Repeat the records below exactly, from the first line through the line containing "inner ysep=8pt, inner", and leave out any pictures.

# # # #

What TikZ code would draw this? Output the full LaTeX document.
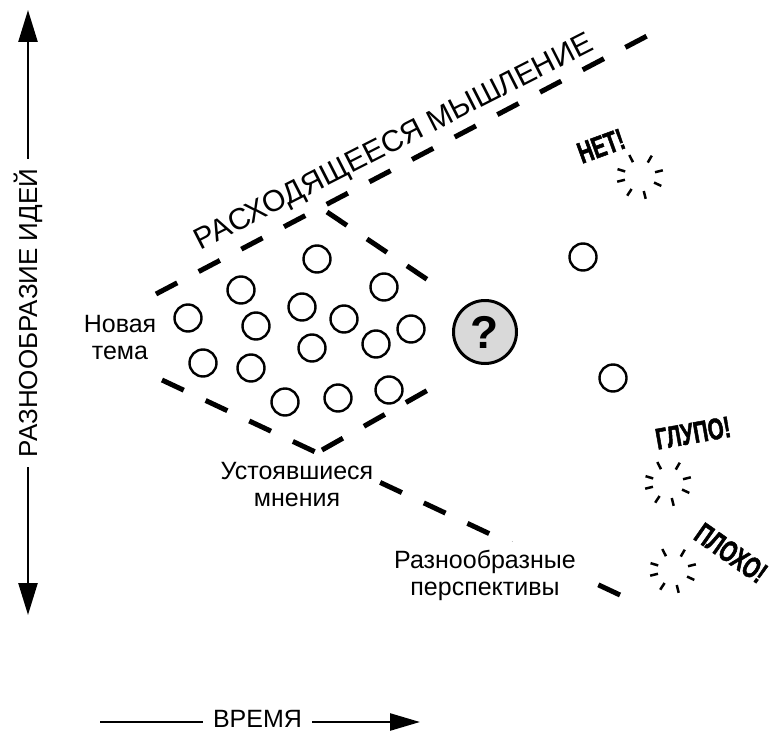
\documentclass[tikz,border=0pt]{standalone}
\usepackage{fontspec}
\setmainfont{Liberation Sans}
\newfontfamily\shoutfont[FakeStretch=0.68,FakeBold=1.6]{Liberation Sans}
\usetikzlibrary{arrows.meta,calc}

\begin{document}
\begin{tikzpicture}[x=1pt,y=-1pt,
  dashline/.style={line width=5pt, dash pattern=on 24pt off 24.2pt},
  idea/.style={circle, draw, line width=2.4pt, minimum size=27pt, inner sep=0pt},
  label/.style={font=\fontsize{25}{27}\selectfont, align=center, fill=white, inner sep=1pt},
  shout/.style={font=\shoutfont\bfseries\fontsize{30}{32}\selectfont, inner sep=0pt},
  ray/.style={line width=2.5pt},
  axis/.style={line width=2.5pt},
]
\useasboundingbox (0,0) rectangle (773,733);

% boundary lines of the thinking funnel
\coordinate (up0) at (156,294);
\coordinate (up1) at (647,36);
\coordinate (lo0) at (162,380);
\coordinate (lo1) at (620,595);
\coordinate (in0) at (327,212);
\coordinate (in1) at (428,280);
\coordinate (vx0) at (322,450);
\coordinate (vx1) at (428,390);
\draw[dashline] (up0) -- (up1);
\draw[dashline] (lo0) -- (lo1);
\draw[dashline] (in0) -- (in1);
\draw[dashline] (vx0) -- (vx1);

\node[font=\fontsize{30}{32}\selectfont, rotate=27, anchor=base] (divergent) at (398,150) {РАСХОДЯЩЕЕСЯ МЫШЛЕНИЕ};

% ideas inside the funnel
\foreach \n/\p in {1/{317,259},2/{241,290},3/{384,287},4/{302,307},5/{188,318},
                   6/{256,326},7/{344,319},8/{411,329},9/{312,348},10/{376,344},
                   11/{203,363},12/{251,368},13/{285,402},14/{338,398},15/{389,390}}
  \node[idea] (idea\n) at (\p) {};

\node[circle, draw, line width=3pt, fill=gray!30, minimum size=63pt, inner sep=0pt,
      font=\bfseries\fontsize{46}{46}\selectfont] (question) at (485,332) {?};

\node[idea] (far1) at (583,257) {};
\node[idea] (far2) at (613,378) {};

% labels
\node[label] (newtopic) at (120,338) {Новая\\тема};
\node[label, inner ysep=4pt] (settled) at (297,485) {Устоявшиеся\\мнения};
\node[label, inner ysep=8pt, inner xsep=8pt] (diverse) at (485,575) {Разнообразные\\перспективы};

% bursts and shouts
\coordinate (b1) at (640,176);
\coordinate (b2) at (668,483);
\coordinate (b3) at (673,570);
\foreach \c in {b1,b2,b3}
  \foreach \a in {-117,-60,-14,25,76,123,166,-163}
    \draw[ray] ($(\c)+(\a:15.5)$) -- ($(\c)+(\a:23.5)$);

\node[shout, rotate=20] (no) at (601,146) {НЕТ!};
\node[shout, rotate=10] (silly) at (693,433) {ГЛУПО!};
\node[shout, rotate=-35] (bad) at (731,553) {ПЛОХО!};

% axes
\node[font=\fontsize{26}{28}\selectfont, rotate=90, inner xsep=10pt, inner ysep=0pt] (variety) at (28,313) {РАЗНООБРАЗИЕ ИДЕЙ};
\coordinate (vtop) at (28,10);
\coordinate (vbot) at (28,615);
\draw[axis, -{Triangle[length=32pt,width=19pt]}] (variety.east) -- (vtop);
\draw[axis, -{Triangle[length=32pt,width=19pt]}] (variety.west) -- (vbot);

\node[font=\fontsize{25}{27}\selectfont, inner xsep=10pt, inner ysep=0pt] (time) at (257.5,719) {ВРЕМЯ};
\coordinate (tl) at (100,722);
\coordinate (tr) at (420,722);
\draw[axis] (tl) -- (tl -| time.west);
\draw[axis, -{Triangle[length=30pt,width=17pt]}] (time.east |- tr) -- (tr);
\end{tikzpicture}
\end{document}
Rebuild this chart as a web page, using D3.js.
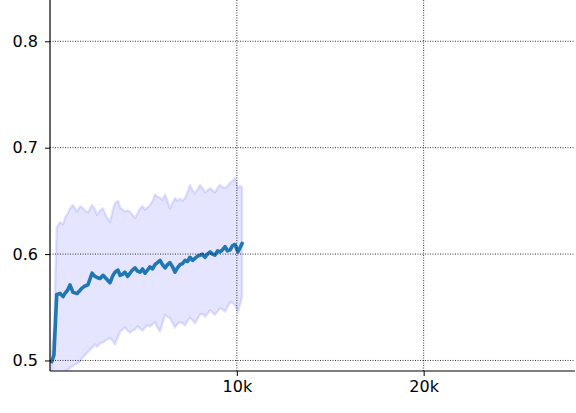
<!DOCTYPE html>
<html>
<head>
<meta charset="utf-8">
<script src="https://cdn.jsdelivr.net/npm/d3@7"></script>
<style>
  body { margin: 0; background: #fff; }
  svg { display: block; font-family: "DejaVu Sans", sans-serif; }
</style>
</head>
<body>
<svg id="grafico" width="576" height="413"></svg>
<script>
// passos de treino (em unidades de passo)
var passos = [90, 210, 360, 540, 700, 800, 940, 1070, 1230, 1450, 1610, 1710, 1870, 2030, 2250, 2410, 2520, 2680, 2840, 3000,
  3210, 3370, 3480, 3640, 3750, 3880, 4010, 4150, 4280, 4410, 4550, 4680, 4820, 4950, 5090, 5220, 5350, 5490, 5620, 5750,
  5890, 6020, 6160, 6290, 6420, 6560, 6690, 6820, 6960, 7090, 7230, 7360, 7490, 7630, 7760, 7900, 8030, 8160, 8300, 8430,
  8570, 8700, 8830, 8970, 9100, 9230, 9370, 9500, 9640, 9770, 9900, 10060, 10170, 10280];

var media = [0.499, 0.505, 0.562, 0.563, 0.560, 0.563, 0.566, 0.571, 0.564, 0.563, 0.566, 0.568, 0.570, 0.571, 0.582, 0.579, 0.578, 0.577, 0.580, 0.577,
  0.573, 0.580, 0.583, 0.585, 0.580, 0.581, 0.583, 0.579, 0.582, 0.585, 0.587, 0.584, 0.583, 0.586, 0.582, 0.585, 0.588, 0.586, 0.590, 0.592,
  0.594, 0.590, 0.587, 0.590, 0.592, 0.588, 0.583, 0.587, 0.590, 0.591, 0.594, 0.593, 0.597, 0.594, 0.596, 0.598, 0.599, 0.600, 0.597, 0.600,
  0.602, 0.600, 0.599, 0.603, 0.602, 0.604, 0.607, 0.603, 0.604, 0.608, 0.609, 0.602, 0.606, 0.610];

var superior = [0.510, 0.530, 0.625, 0.630, 0.628, 0.634, 0.638, 0.643, 0.646, 0.640, 0.645, 0.644, 0.641, 0.639, 0.646, 0.642, 0.637, 0.641, 0.643, 0.636,
  0.630, 0.642, 0.648, 0.650, 0.644, 0.642, 0.640, 0.641, 0.640, 0.637, 0.634, 0.638, 0.643, 0.645, 0.642, 0.644, 0.646, 0.650, 0.656, 0.654,
  0.653, 0.651, 0.656, 0.650, 0.643, 0.648, 0.653, 0.650, 0.652, 0.650, 0.653, 0.658, 0.665, 0.660, 0.657, 0.661, 0.665, 0.662, 0.658, 0.660,
  0.662, 0.660, 0.658, 0.662, 0.665, 0.663, 0.662, 0.664, 0.667, 0.669, 0.672, 0.662, 0.664, 0.663];

var inferior = [0.489, 0.489, 0.488, 0.487, 0.489, 0.490, 0.491, 0.493, 0.495, 0.497, 0.499, 0.502, 0.505, 0.508, 0.512, 0.515, 0.513, 0.516, 0.517, 0.519,
  0.521, 0.518, 0.515, 0.522, 0.527, 0.529, 0.531, 0.528, 0.526, 0.528, 0.529, 0.532, 0.530, 0.528, 0.531, 0.533, 0.532, 0.534, 0.536, 0.531,
  0.527, 0.535, 0.543, 0.541, 0.540, 0.535, 0.531, 0.534, 0.536, 0.535, 0.533, 0.537, 0.540, 0.538, 0.535, 0.539, 0.543, 0.544, 0.541, 0.544,
  0.547, 0.545, 0.543, 0.546, 0.549, 0.548, 0.546, 0.550, 0.555, 0.554, 0.552, 0.546, 0.552, 0.560];

var ticksX = [10000, 20000];
var rotulosX = ["10k", "20k"];
var ticksY = [0.5, 0.6, 0.7, 0.8];

var svg = d3.select("#grafico");
var esq = 50, dir = 575, topo = 0, base = 371;

var x = d3.scaleLinear().domain([0, 28100]).range([esq, dir]);
var y = d3.scaleLinear().domain([0.4901, 0.8388]).range([base, topo]);

var dados = passos.map(function (p, i) {
  return { p: p, m: media[i], s: superior[i], f: inferior[i] };
});

svg.append("defs").append("clipPath").attr("id", "recorte")
  .append("rect").attr("x", esq).attr("y", topo).attr("width", dir - esq).attr("height", base - topo);

var area = svg.append("g").attr("clip-path", "url(#recorte)");

// faixa de variacao
area.append("path")
  .datum(dados)
  .attr("d", d3.area().x(d => x(d.p)).y0(d => y(d.f)).y1(d => y(d.s)))
  .attr("fill", "rgb(0,0,255)")
  .attr("fill-opacity", 0.1)
  .attr("stroke", "rgb(0,0,255)")
  .attr("stroke-opacity", 0.1)
  .attr("stroke-width", 2.5)
  .attr("stroke-linejoin", "round");

// grade
var grade = svg.append("g");
ticksY.forEach(function (t) {
  grade.append("line")
    .attr("x1", esq).attr("x2", dir).attr("y1", y(t)).attr("y2", y(t))
    .attr("stroke", "#000").attr("stroke-width", 0.8).attr("stroke-dasharray", "1,1.5");
});
ticksX.forEach(function (t) {
  grade.append("line")
    .attr("x1", x(t)).attr("x2", x(t)).attr("y1", topo).attr("y2", base)
    .attr("stroke", "#000").attr("stroke-width", 0.8).attr("stroke-dasharray", "1,1.5");
});

// linha da media
area.append("path")
  .datum(dados)
  .attr("d", d3.line().x(d => x(d.p)).y(d => y(d.m)))
  .attr("fill", "none")
  .attr("stroke", "#1f77b4")
  .attr("stroke-width", 3.6)
  .attr("stroke-linejoin", "round")
  .attr("stroke-linecap", "round");

// eixos
var eixoX = svg.append("g")
  .attr("transform", "translate(0," + base + ")")
  .call(d3.axisBottom(x).tickValues(ticksX).tickFormat((d, i) => rotulosX[i]).tickSize(5).tickPadding(5));
var eixoY = svg.append("g")
  .attr("transform", "translate(" + esq + ",0)")
  .call(d3.axisLeft(y).tickValues(ticksY).tickFormat(d3.format(".1f")).tickSize(5).tickPadding(7));

[eixoX, eixoY].forEach(function (e) {
  e.select(".domain").attr("stroke", "#000").attr("stroke-width", 1.2);
  e.selectAll(".tick line").attr("stroke", "#000").attr("stroke-width", 1);
  e.selectAll(".tick text").attr("fill", "#000").style("font-size", "16px").style("font-family", "DejaVu Sans");
});
eixoX.select(".domain").attr("d", "M" + esq + ",0H" + dir);
eixoY.select(".domain").attr("d", "M0," + base + "V" + topo);
</script>
</body>
</html>
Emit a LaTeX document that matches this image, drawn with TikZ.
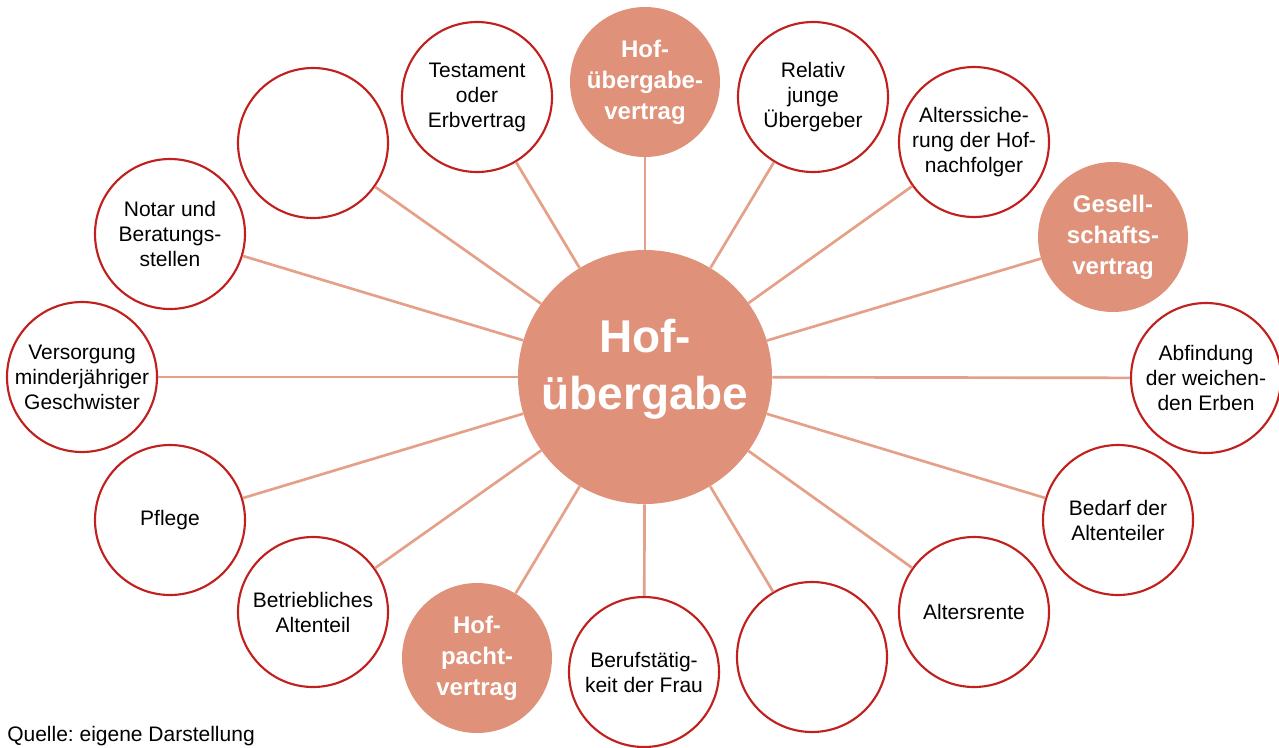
\documentclass[tikz,border=0pt]{standalone}
\usepackage{fontspec}
\setmainfont{Liberation Sans}
\usepackage{xcolor}
\usetikzlibrary{positioning}
\frenchspacing

\definecolor{hofsalmon}{RGB}{224,145,121}
\definecolor{hofred}{RGB}{192,33,30}
\definecolor{hofspoke}{RGB}{228,160,136}

\begin{document}
\begin{tikzpicture}[x=0.75pt, y=-0.75pt,
    hub/.style={circle, fill=hofsalmon, minimum size=190.5pt, inner sep=0pt},
    topic/.style={circle, draw=hofred, line width=1.6pt, fill=white, minimum size=112.5pt, inner sep=0pt},
    keytopic/.style={circle, fill=hofsalmon, minimum size=112.5pt, inner sep=0pt},
    spoke/.style={draw=hofspoke, line width=2pt},
    txt/.style={font=\fontsize{15.75}{18.75}\selectfont, align=center, inner sep=0pt},
    keytxt/.style={font=\bfseries\fontsize{18}{23.25}\selectfont, align=center, text=white, inner sep=0pt},
    hubtxt/.style={font=\bfseries\fontsize{34.5}{42.75}\selectfont, align=center, text=white, inner sep=0pt}]
    \useasboundingbox (0,0) rectangle (1279,747);

    % Centre
    \node[hub, label={[hubtxt, yshift=6pt]center:Hof-\\übergabe}] (hof) at (645,377) {};

    % Ring of topics, clockwise from the top
    \node[keytopic, label={[keytxt]center:Hof-\\übergabe-\\vertrag}] (uevertrag) at (645,82) {};
    \node[topic, label={[txt]center:Relativ\\junge\\Übergeber}] (relativ) at (813,97) {};
    \node[topic, label={[txt]center:Alterssiche-\\rung der Hof-\\nachfolger}] (sicherung) at (974,142) {};
    \node[keytopic, label={[keytxt]center:Gesell-\\schafts-\\vertrag}] (gesell) at (1113,237) {};
    \node[topic, label={[txt]center:Abfindung\\der weichen-\\den Erben}] (abfindung) at (1206,378) {};
    \node[topic, label={[txt]center:Bedarf der\\Altenteiler}] (bedarf) at (1118,520) {};
    \node[topic, label={[txt]center:Altersrente}] (rente) at (974,612) {};
    \node[topic] (leerunten) at (812,657) {};
    \node[topic, label={[txt]center:Berufstätig-\\keit der Frau}] (beruf) at (644,672) {};
    \node[keytopic, label={[keytxt]center:Hof-\\pacht-\\vertrag}] (pacht) at (477,658) {};
    \node[topic, label={[txt]center:Betriebliches\\Altenteil}] (betrieb) at (313,612) {};
    \node[topic, label={[txt]center:Pflege}] (pflege) at (170,520) {};
    \node[topic, label={[txt]center:Versorgung\\minderjähriger\\Geschwister}] (versorgung) at (82,377) {};
    \node[topic, label={[txt]center:Notar und\\Beratungs-\\stellen}] (notar) at (170,234) {};
    \node[topic] (leeroben) at (313,143) {};
    \node[topic, label={[txt]center:Testament\\oder\\Erbvertrag}] (testament) at (477,97) {};

    % Spokes from the centre
    \foreach \n in {uevertrag, relativ, sicherung, gesell, abfindung, bedarf, rente, leerunten,
                    beruf, pacht, betrieb, pflege, versorgung, notar, leeroben, testament}
        \draw[spoke] (hof) -- (\n);

    % Source line
    \node[txt, anchor=base west] (quelle) at (7,741) {Quelle: eigene Darstellung};
\end{tikzpicture}
\end{document}
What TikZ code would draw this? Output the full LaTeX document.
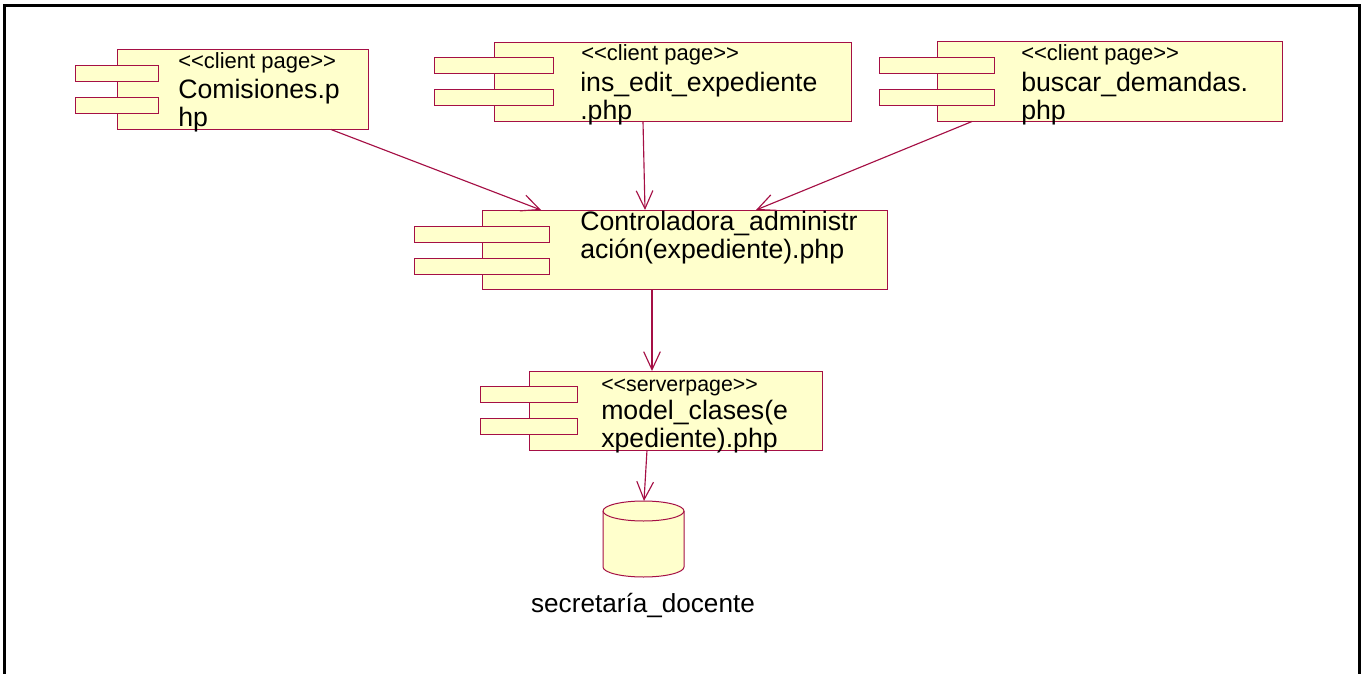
\documentclass[tikz,border=0pt]{standalone}
\usepackage{fontspec}
\setmainfont{Liberation Sans}
\usetikzlibrary{arrows.meta,calc}
\definecolor{umlline}{HTML}{A50F45}
\definecolor{umlfill}{HTML}{FFFFCC}
\newlength{\pxu}\setlength{\pxu}{0.75pt}
\tikzset{
  x=0.75pt,y=-0.75pt,
  umlbox/.style={draw=umlline,fill=umlfill,line width=0.75pt,inner sep=0pt,outer sep=0pt,rectangle},
  dep/.style={draw=umlline,line width=0.85pt,-{Straight Barb[length=13.5pt,width=12.5pt]}},
  stereo/.style={anchor=base west,inner sep=0pt,font=\fontsize{16.5pt}{18pt}\selectfont},
  compname/.style={anchor=north west,inner sep=0pt,align=left,font=\fontsize{20pt}{21pt}\selectfont},
}
\newcommand{\comp}[9]{%
  \node[umlbox,minimum width=(#4-#2)*\pxu,minimum height=(#5-#3)*\pxu] (#1) at ({(#2+#4)/2},{(#3+#5)/2}) {};
  \node[umlbox,minimum width=(#7-#6)*\pxu,minimum height=16*\pxu] (#1p1) at ({(#6+#7)/2},#8+8) {};
  \node[umlbox,minimum width=(#7-#6)*\pxu,minimum height=16*\pxu] (#1p2) at ({(#6+#7)/2},#9+8) {};
}
\begin{document}
\begin{tikzpicture}
\useasboundingbox (0,0) rectangle (1367,674);
\fill[white] (0,0) rectangle (1367,674);
\coordinate (fa) at (4.5,680);
\coordinate (fb) at (4.5,5.5);
\coordinate (fc) at (1359.5,5.5);
\coordinate (fd) at (1359.5,680);
\draw[black,line width=2.6pt] (fa) -- (fb) -- (fc) -- (fd);

\comp{com}{117}{49.5}{368}{129.5}{75}{158}{65.5}{97.5}
\comp{ins}{494}{42.5}{851}{121.5}{434}{553}{57.5}{89.5}
\comp{bus}{937}{41.5}{1282}{121.5}{879}{994}{57.5}{89.5}
\comp{ctl}{482}{210}{887}{289}{414}{549}{226}{258}
\comp{mod}{529}{371}{822}{450}{480}{577}{386}{418}

\node[stereo] (t1) at (178,69) {<{}<client page>{}>};
\node[compname] (n1) at (178,79) {Comisiones.p\\hp};
\node[stereo] (t2) at (581,61) {<{}<client page>{}>};
\node[compname] (n2) at (580,72) {ins\_edit\_expediente\\.php};
\node[stereo] (t3) at (1021,61) {<{}<client page>{}>};
\node[compname] (n3) at (1021,72) {buscar\_demandas.\\php};
\node[compname] (n4) at (580,211) {Controladora\_administr\\ación(expediente).php};
\node[stereo,font=\fontsize{16pt}{18pt}\selectfont] (t5) at (601,391) {<{}<serverpage>{}>};
\node[compname] (n5) at (601,400) {model\_clases(e\\xpediente).php};

\path[draw=umlline,fill=umlfill,line width=0.75pt] (603,511) -- (603,567) arc[start angle=180,end angle=360,x radius=40.5,y radius=-10] -- (684,511) arc[start angle=0,end angle=180,x radius=40.5,y radius=-10] -- cycle;
\draw[umlline,line width=0.75pt] (603,511) arc[start angle=180,end angle=360,x radius=40.5,y radius=-10];
\coordinate (db) at (644,501);
\node[inner sep=0pt,anchor=base,font=\fontsize{19.6pt}{22pt}\selectfont] (dbl) at (643,612) {secretaría\_docente};

\draw[dep] ([xshift=88.5\pxu]com.south) -- ([xshift=-143.5\pxu]ctl.north);
\draw[dep] ([xshift=-29.5\pxu]ins.south) -- ([xshift=-39.5\pxu]ctl.north);
\draw[dep] ([xshift=-137.5\pxu]bus.south) -- ([xshift=71.5\pxu]ctl.north);
\draw[dep] ([xshift=-32.5\pxu]ctl.south) -- ([xshift=-23.5\pxu]mod.north);
\draw[dep] ([xshift=-28.5\pxu]mod.south) -- (db);
\end{tikzpicture}
\end{document}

# # # #

■ ANSWER TO THE TASK:
What TikZ code would draw this? Output the full LaTeX document.
\documentclass[tikz,border=0pt]{standalone}
\usepackage{fontspec}
\setmainfont{Liberation Sans}
\newfontfamily\shoutfont[FakeStretch=0.68,FakeBold=1.6]{Liberation Sans}
\usetikzlibrary{arrows.meta,calc}

\begin{document}
\begin{tikzpicture}[x=1pt,y=-1pt,
  dashline/.style={line width=5pt, dash pattern=on 24pt off 24.2pt},
  idea/.style={circle, draw, line width=2.4pt, minimum size=27pt, inner sep=0pt},
  label/.style={font=\fontsize{25}{27}\selectfont, align=center, fill=white, inner sep=1pt},
  shout/.style={font=\shoutfont\bfseries\fontsize{30}{32}\selectfont, inner sep=0pt},
  ray/.style={line width=2.5pt},
  axis/.style={line width=2.5pt},
]
\useasboundingbox (0,0) rectangle (773,733);

% boundary lines of the thinking funnel
\coordinate (up0) at (156,294);
\coordinate (up1) at (647,36);
\coordinate (lo0) at (162,380);
\coordinate (lo1) at (620,595);
\coordinate (in0) at (327,212);
\coordinate (in1) at (428,280);
\coordinate (vx0) at (322,450);
\coordinate (vx1) at (428,390);
\draw[dashline] (up0) -- (up1);
\draw[dashline] (lo0) -- (lo1);
\draw[dashline] (in0) -- (in1);
\draw[dashline] (vx0) -- (vx1);

\node[font=\fontsize{30}{32}\selectfont, rotate=27, anchor=base] (divergent) at (398,150) {РАСХОДЯЩЕЕСЯ МЫШЛЕНИЕ};

% ideas inside the funnel
\foreach \n/\p in {1/{317,259},2/{241,290},3/{384,287},4/{302,307},5/{188,318},
                   6/{256,326},7/{344,319},8/{411,329},9/{312,348},10/{376,344},
                   11/{203,363},12/{251,368},13/{285,402},14/{338,398},15/{389,390}}
  \node[idea] (idea\n) at (\p) {};

\node[circle, draw, line width=3pt, fill=gray!30, minimum size=63pt, inner sep=0pt,
      font=\bfseries\fontsize{46}{46}\selectfont] (question) at (485,332) {?};

\node[idea] (far1) at (583,257) {};
\node[idea] (far2) at (613,378) {};

% labels
\node[label] (newtopic) at (120,338) {Новая\\тема};
\node[label, inner ysep=4pt] (settled) at (297,485) {Устоявшиеся\\мнения};
\node[label, inner ysep=8pt, inner xsep=8pt] (diverse) at (485,575) {Разнообразные\\перспективы};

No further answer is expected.